Gerçek bir barış hayal gibi
Kleine Zeitung da Francis’in adresi şaşırdığını belirtiyor:
“En baştaki vaziyet aslında iki yıldır değişmedi: İstese bu savaşı bitirecek taraf Moskova. Toprakları Rus ordusunca işgal edilen Ukraynalılar bunu yapamaz. Tabii Rus işgali altındaki bölgelerde yaşananlara barış demeyeceksek: Tecavüzler, infazlar, kaçırılan binlerce çocuk, yıkanan zihinler. Francis’in ‘beyaz bayrak’ ile kastettiği bunlar olmasa gerek. İnsanların güvenliğini sağlayacak gerçek bir barış hayal gibi. Fakat buraya nasıl varılacağı ve bu güvenliğin nasıl garanti altına alınacağı önerileri de sınırlı.”
Katoliklik öğretisine ters
Papa’nın tutumu Jutarnji list’i hayal kırıklığına uğratmış gözüküyor:
“Her barış illaki iyi bir barış değildir. Katoliklik gerçek, adil ve kalıcı barışın ancak adaletle geleceğini öğretir. Adı Eski Ahit’te geçen peygamber Yeşaya, ‘barış adalet yönünde bir fiildir’ demişti. ... Papa Francis zincirlerinden bir türlü kurtulamıyor. Görevi süresince pek çok iyi şey yapan Francis, Rusya’nın Ukrayna’ya saldırısı konusunda sergilediği tutumla hayal kırıklığı yaratıyor. Ukrayna’ya dair söyledikleriyle, Hırvatlar olarak bağımsızlığımızın tehlikeye girdiği 1990’lardaki Papa 2. Jean Paul’e rahmet okutuyor.”

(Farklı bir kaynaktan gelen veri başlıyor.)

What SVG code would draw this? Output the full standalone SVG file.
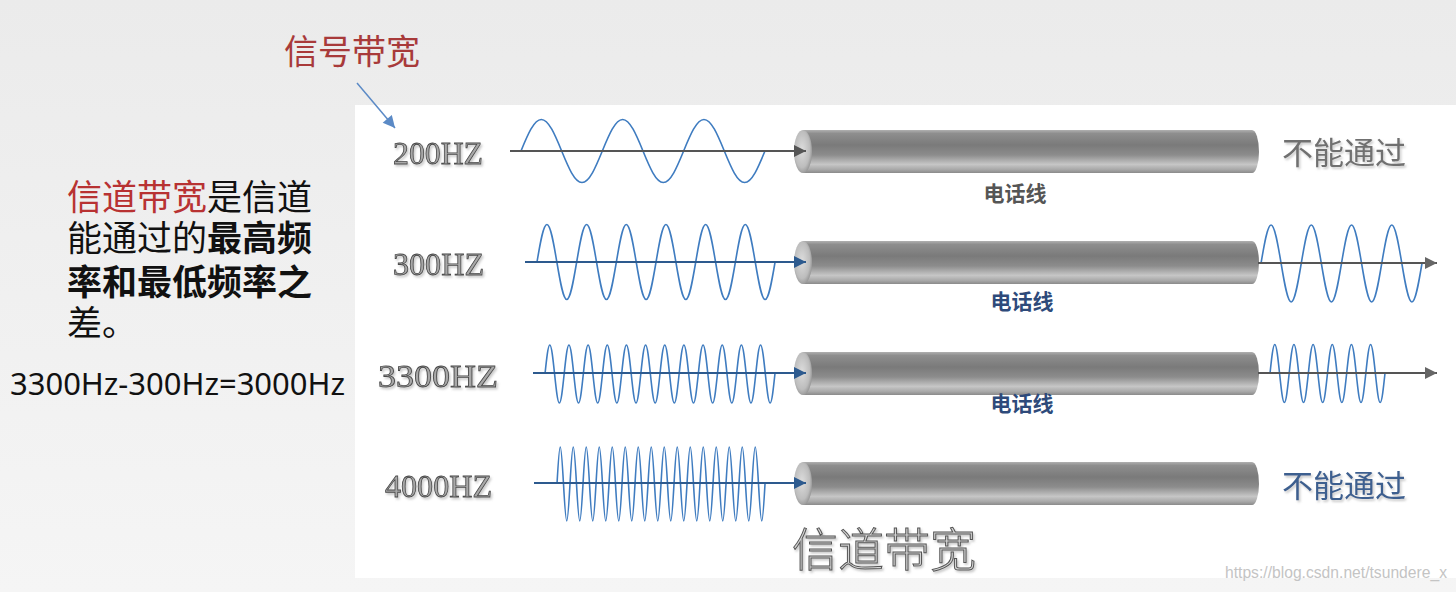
<svg xmlns="http://www.w3.org/2000/svg" width="1456" height="592" viewBox="0 0 1456 592">
<style>
.cjk{font-family:"Noto Sans CJK SC","Noto Sans",sans-serif}
.freq{font-family:"Liberation Serif",serif;font-size:32px;fill:#a8a8a8;stroke:#4a4a4a;stroke-width:0.8;filter:url(#sh)}
.wave{fill:none;stroke:#3f7cc0;stroke-width:1.6;vector-effect:non-scaling-stroke}
.axisG{stroke:#555;stroke-width:2;fill:none}
.axisB{stroke:#2d5a8e;stroke-width:2;fill:none}
.cable{fill:url(#cableG)}
.cap{fill:url(#capG)}
.tel{font-size:21px;font-weight:700;text-anchor:middle}
.no{font-size:31px}
</style>
<defs>
<linearGradient id="bgG" x1="0" y1="0" x2="0" y2="1">
<stop offset="0" stop-color="#ebebeb"/><stop offset="1" stop-color="#f5f5f5"/>
</linearGradient>
<linearGradient id="cableG" x1="0" y1="0" x2="0" y2="1">
<stop offset="0" stop-color="#b0b0b0"/><stop offset="0.08" stop-color="#8e8e8e"/><stop offset="0.35" stop-color="#7a7a7a"/><stop offset="0.58" stop-color="#8c8c8c"/><stop offset="0.8" stop-color="#c6c6c6"/><stop offset="0.92" stop-color="#a8a8a8"/><stop offset="1" stop-color="#8a8a8a"/>
</linearGradient>
<radialGradient id="capG" cx="0.45" cy="0.45" r="0.6">
<stop offset="0" stop-color="#dcdcdc"/><stop offset="0.7" stop-color="#bdbdbd"/><stop offset="1" stop-color="#909090"/>
</radialGradient>
<filter id="sh" x="-10%" y="-20%" width="130%" height="150%"><feDropShadow dx="1.5" dy="2" stdDeviation="1" flood-color="#888" flood-opacity="0.45"/></filter>
<marker id="ahG" viewBox="0 0 10 10" refX="10" refY="5" markerWidth="14" markerHeight="12" markerUnits="userSpaceOnUse" orient="auto"><path d="M0,0 L10,5 L0,10 Z" fill="#555"/></marker>
<marker id="ahB" viewBox="0 0 10 10" refX="10" refY="5" markerWidth="14" markerHeight="12" markerUnits="userSpaceOnUse" orient="auto"><path d="M0,0 L10,5 L0,10 Z" fill="#2d5a8e"/></marker>
<marker id="ahR" viewBox="0 0 10 10" refX="10" refY="5" markerWidth="14" markerHeight="12" markerUnits="userSpaceOnUse" orient="auto"><path d="M0,0 L10,5 L0,10 Z" fill="#666"/></marker>
<marker id="ahP" viewBox="0 0 10 10" refX="10" refY="5" markerWidth="14" markerHeight="12" markerUnits="userSpaceOnUse" orient="auto"><path d="M0,0 L10,5 L0,10 Z" fill="#5b8ac6"/></marker>
</defs>

<rect x="0" y="0" width="1456" height="592" fill="url(#bgG)"/>
<rect x="355" y="105" width="1101" height="473" fill="#ffffff"/>

<g id="title-signal-bandwidth">
<text class="cjk" x="284" y="64" font-size="34" fill="#a83a3a">信号带宽</text>
</g>

<g id="definition">
<text class="cjk" x="67" y="210" font-size="35" fill="#111"><tspan fill="#b83232">信道带宽</tspan>是信道</text>
<text class="cjk" x="67" y="251" font-size="35" fill="#111">能通过的<tspan font-weight="700">最高频</tspan></text>
<text class="cjk" x="67" y="295" font-size="35" fill="#111" font-weight="700">率和最低频率之</text>
<text class="cjk" x="67" y="336" font-size="35" fill="#111">差。</text>
<text x="10" y="395" font-family="Noto Sans, Liberation Sans, sans-serif" font-size="30" fill="#111" textLength="335" lengthAdjust="spacingAndGlyphs">3300Hz-300Hz=3000Hz</text>
</g>

<g id="row-200">
<text class="freq" x="393" y="164" textLength="90" lengthAdjust="spacingAndGlyphs">200HZ</text>
<path class="wave" transform="translate(521,151) scale(2.033,3.15)" d="M0,0 c3.26,-5.12 6.38,-10 10,-10 s6.74,4.88 10,10 s6.38,10 10,10 s6.74,-4.88 10,-10 s6.38,-10 10,-10 s6.74,4.88 10,10 s6.38,10 10,10 s6.74,-4.88 10,-10 s6.38,-10 10,-10 s6.74,4.88 10,10 s6.38,10 10,10 s6.74,-4.88 10,-10"/>
<path class="cable" d="M803,130 H1252 A7,21.5 0 0 1 1252,173 H803 Z"/>
<ellipse class="cap" cx="803" cy="151.5" rx="9" ry="21.5"/>
<text class="cjk tel" x="1015" y="201" fill="#555">电话线</text>
<text class="cjk no" x="1282" y="164" fill="#707070" filter="url(#sh)">不能通过</text>
</g>

<g id="row-300">
<text class="freq" x="393" y="275" textLength="91" lengthAdjust="spacingAndGlyphs">300HZ</text>
<path class="wave" transform="translate(537,262) scale(0.992,3.75)" d="M0,0 c3.26,-5.12 6.38,-10 10,-10 s6.74,4.88 10,10 s6.38,10 10,10 s6.74,-4.88 10,-10 s6.38,-10 10,-10 s6.74,4.88 10,10 s6.38,10 10,10 s6.74,-4.88 10,-10 s6.38,-10 10,-10 s6.74,4.88 10,10 s6.38,10 10,10 s6.74,-4.88 10,-10 s6.38,-10 10,-10 s6.74,4.88 10,10 s6.38,10 10,10 s6.74,-4.88 10,-10 s6.38,-10 10,-10 s6.74,4.88 10,10 s6.38,10 10,10 s6.74,-4.88 10,-10 s6.38,-10 10,-10 s6.74,4.88 10,10 s6.38,10 10,10 s6.74,-4.88 10,-10"/>
<path class="cable" d="M803,241 H1252 A7,21.5 0 0 1 1252,284 H803 Z"/>
<ellipse class="cap" cx="803" cy="262.5" rx="9" ry="21.5"/>
<path class="wave" transform="translate(1261,263.5) scale(1.006,3.85)" d="M0,0 c3.26,-5.12 6.38,-10 10,-10 s6.74,4.88 10,10 s6.38,10 10,10 s6.74,-4.88 10,-10 s6.38,-10 10,-10 s6.74,4.88 10,10 s6.38,10 10,10 s6.74,-4.88 10,-10 s6.38,-10 10,-10 s6.74,4.88 10,10 s6.38,10 10,10 s6.74,-4.88 10,-10 s6.38,-10 10,-10 s6.74,4.88 10,10 s6.38,10 10,10 s6.74,-4.88 10,-10"/>
<text class="cjk tel" x="1022" y="309" fill="#2e4a7a">电话线</text>
</g>

<g id="row-3300">
<text class="freq" x="378" y="387" textLength="120" lengthAdjust="spacingAndGlyphs">3300HZ</text>
<path class="wave" transform="translate(545,374) scale(0.479,2.9)" d="M0,0 c3.26,-5.12 6.38,-10 10,-10 s6.74,4.88 10,10 s6.38,10 10,10 s6.74,-4.88 10,-10 s6.38,-10 10,-10 s6.74,4.88 10,10 s6.38,10 10,10 s6.74,-4.88 10,-10 s6.38,-10 10,-10 s6.74,4.88 10,10 s6.38,10 10,10 s6.74,-4.88 10,-10 s6.38,-10 10,-10 s6.74,4.88 10,10 s6.38,10 10,10 s6.74,-4.88 10,-10 s6.38,-10 10,-10 s6.74,4.88 10,10 s6.38,10 10,10 s6.74,-4.88 10,-10 s6.38,-10 10,-10 s6.74,4.88 10,10 s6.38,10 10,10 s6.74,-4.88 10,-10 s6.38,-10 10,-10 s6.74,4.88 10,10 s6.38,10 10,10 s6.74,-4.88 10,-10 s6.38,-10 10,-10 s6.74,4.88 10,10 s6.38,10 10,10 s6.74,-4.88 10,-10 s6.38,-10 10,-10 s6.74,4.88 10,10 s6.38,10 10,10 s6.74,-4.88 10,-10 s6.38,-10 10,-10 s6.74,4.88 10,10 s6.38,10 10,10 s6.74,-4.88 10,-10 s6.38,-10 10,-10 s6.74,4.88 10,10 s6.38,10 10,10 s6.74,-4.88 10,-10 s6.38,-10 10,-10 s6.74,4.88 10,10 s6.38,10 10,10 s6.74,-4.88 10,-10"/>
<path class="cable" d="M803,352 H1252 A7,21.5 0 0 1 1252,395 H803 Z"/>
<ellipse class="cap" cx="803" cy="373.5" rx="9" ry="21.5"/>
<path class="wave" transform="translate(1270,373.5) scale(0.479,2.9)" d="M0,0 c3.26,-5.12 6.38,-10 10,-10 s6.74,4.88 10,10 s6.38,10 10,10 s6.74,-4.88 10,-10 s6.38,-10 10,-10 s6.74,4.88 10,10 s6.38,10 10,10 s6.74,-4.88 10,-10 s6.38,-10 10,-10 s6.74,4.88 10,10 s6.38,10 10,10 s6.74,-4.88 10,-10 s6.38,-10 10,-10 s6.74,4.88 10,10 s6.38,10 10,10 s6.74,-4.88 10,-10 s6.38,-10 10,-10 s6.74,4.88 10,10 s6.38,10 10,10 s6.74,-4.88 10,-10 s6.38,-10 10,-10 s6.74,4.88 10,10 s6.38,10 10,10 s6.74,-4.88 10,-10"/>
<text class="cjk tel" x="1022" y="411" fill="#2e4a7a">电话线</text>
</g>

<g id="row-4000">
<text class="freq" x="385" y="497" textLength="107" lengthAdjust="spacingAndGlyphs">4000HZ</text>
<path class="wave" transform="translate(557,484) scale(0.325,3.7)" d="M0,0 c3.26,-5.12 6.38,-10 10,-10 s6.74,4.88 10,10 s6.38,10 10,10 s6.74,-4.88 10,-10 s6.38,-10 10,-10 s6.74,4.88 10,10 s6.38,10 10,10 s6.74,-4.88 10,-10 s6.38,-10 10,-10 s6.74,4.88 10,10 s6.38,10 10,10 s6.74,-4.88 10,-10 s6.38,-10 10,-10 s6.74,4.88 10,10 s6.38,10 10,10 s6.74,-4.88 10,-10 s6.38,-10 10,-10 s6.74,4.88 10,10 s6.38,10 10,10 s6.74,-4.88 10,-10 s6.38,-10 10,-10 s6.74,4.88 10,10 s6.38,10 10,10 s6.74,-4.88 10,-10 s6.38,-10 10,-10 s6.74,4.88 10,10 s6.38,10 10,10 s6.74,-4.88 10,-10 s6.38,-10 10,-10 s6.74,4.88 10,10 s6.38,10 10,10 s6.74,-4.88 10,-10 s6.38,-10 10,-10 s6.74,4.88 10,10 s6.38,10 10,10 s6.74,-4.88 10,-10 s6.38,-10 10,-10 s6.74,4.88 10,10 s6.38,10 10,10 s6.74,-4.88 10,-10 s6.38,-10 10,-10 s6.74,4.88 10,10 s6.38,10 10,10 s6.74,-4.88 10,-10 s6.38,-10 10,-10 s6.74,4.88 10,10 s6.38,10 10,10 s6.74,-4.88 10,-10 s6.38,-10 10,-10 s6.74,4.88 10,10 s6.38,10 10,10 s6.74,-4.88 10,-10 s6.38,-10 10,-10 s6.74,4.88 10,10 s6.38,10 10,10 s6.74,-4.88 10,-10 s6.38,-10 10,-10 s6.74,4.88 10,10 s6.38,10 10,10 s6.74,-4.88 10,-10 s6.38,-10 10,-10 s6.74,4.88 10,10 s6.38,10 10,10 s6.74,-4.88 10,-10"/>
<path class="cable" d="M803,462 H1252 A7,21.5 0 0 1 1252,505 H803 Z"/>
<ellipse class="cap" cx="803" cy="483.5" rx="9" ry="21.5"/>
<text class="cjk no" x="1282" y="497" fill="#3d5f8f" filter="url(#sh)">不能通过</text>
</g>

<g id="caption-channel-bandwidth">
<text class="cjk" x="792" y="566" font-size="46" font-weight="300" fill="#d4d4d4" stroke="#555" stroke-width="1" filter="url(#sh)">信道带宽</text>
</g>

<g id="watermark">
<text x="1225" y="578" font-family="Liberation Sans, sans-serif" font-size="16" fill="#c4c4c4" textLength="222" lengthAdjust="spacingAndGlyphs">https://blog.csdn.net/tsundere_x</text>
</g>

<g id="connectors">
<line x1="357" y1="83" x2="395" y2="128" stroke="#5b8ac6" stroke-width="1.5" marker-end="url(#ahP)"/>
<line class="axisG" x1="510" y1="151" x2="806" y2="151" marker-end="url(#ahG)"/>
<line class="axisB" x1="525" y1="262" x2="806" y2="262" marker-end="url(#ahB)"/>
<line class="axisG" x1="1258" y1="263" x2="1437" y2="263" stroke="#666" marker-end="url(#ahR)"/>
<line class="axisB" x1="533" y1="373" x2="806" y2="373" marker-end="url(#ahB)"/>
<line class="axisG" x1="1258" y1="373" x2="1437" y2="373" stroke="#666" marker-end="url(#ahR)"/>
<line class="axisB" x1="534" y1="483" x2="806" y2="483" marker-end="url(#ahB)"/>
</g>
</svg>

Teslimiyet kıyamet demek değildir
Gazeteci Alexander Minkin, Facebook’ta sözlerinin yanlış anlaşıldığını düşündüğü Papa’yı savunuyor:
“Papa’nın beyaz bayrağa ilişkin sözleri hemen Ukrayna’ya teslim olma çağrısı şeklinde yorumlandı. Dar kafalı ve budalaca bir tutum bu. Beyaz bayrak, dünyanın her yerinde çatışmaya son verme iradesi olarak kabul edilir. Ateşkes isteğinin ya da müzakere teklifinin sembolüdür. ... Müzakere de teslimiyet demek değildir. ‘Teslimiyet’ korkunç bir kelime olsa da kıyametle eşdeğermiş gibi davranmamalı. Bu adil olmaz. Teslimiyet hiç şüphesiz trajedidir. Ama ölümcül bir trajedi değil.”